Three-Plane-assembled Deep Learning Segmentation of Gliomas.

Purpose: To design a computational method for automatic brain glioma segmentation of multimodal MRI scans with high efficiency and accuracy.

Materials And Methods: The 2018 Multimodal Brain Tumor Segmentation Challenge (BraTS) dataset was used in this study, consisting of routine clinically acquired preoperative multimodal MRI scans. Three subregions of glioma-the necrotic and nonenhancing tumor core, the peritumoral edema, and the contrast-enhancing tumor-were manually labeled by experienced radiologists. Two-dimensional U-Net models were built using a three-plane-assembled approach to segment three subregions individually (three-region model) or to segment only the whole tumor (WT) region (WT-only model). The term means that coronal and sagittal images were generated by reformatting the original axial images. The model performance for each case was evaluated in three classes: enhancing tumor (ET), tumor core (TC), and WT.

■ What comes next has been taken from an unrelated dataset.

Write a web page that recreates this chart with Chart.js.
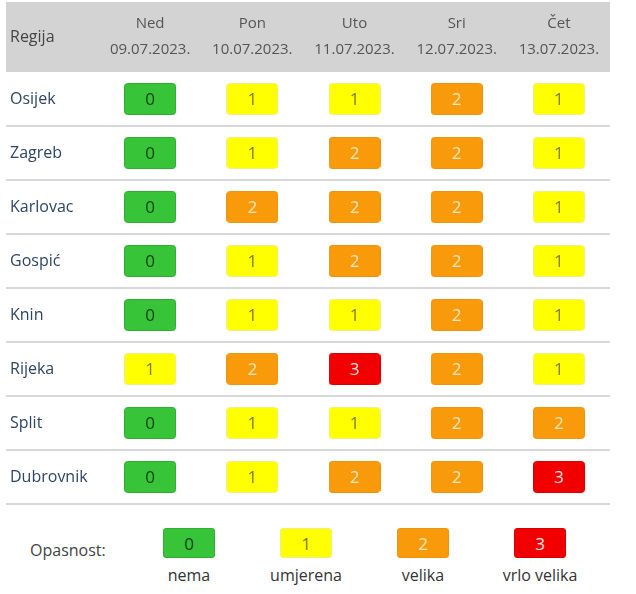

Results: On the internal unseen testing dataset split from the 2018 BraTS training dataset, the proposed models achieved mean Sørensen-Dice scores of 0.80, 0.84, and 0.91, respectively, for ET, TC, and WT. On the BraTS validation dataset, the proposed models achieved mean 95% Hausdorff distances of 3.1 mm, 7.0 mm, and 5.0 mm, respectively, for ET, TC, and WT and mean Sørensen-Dice scores of 0.80, 0.83, and 0.91, respectively, for ET, TC, and WT. On the BraTS testing dataset, the proposed models ranked fourth out of 61 teams. The source code is available at .

Conclusion: This deep learning method consistently segmented subregions of brain glioma with high accuracy, efficiency, reliability, and generalization ability on screening images from a large population, and it can be efficiently implemented in clinical practice to assist neuro-oncologists or radiologists. © RSNA, 2020.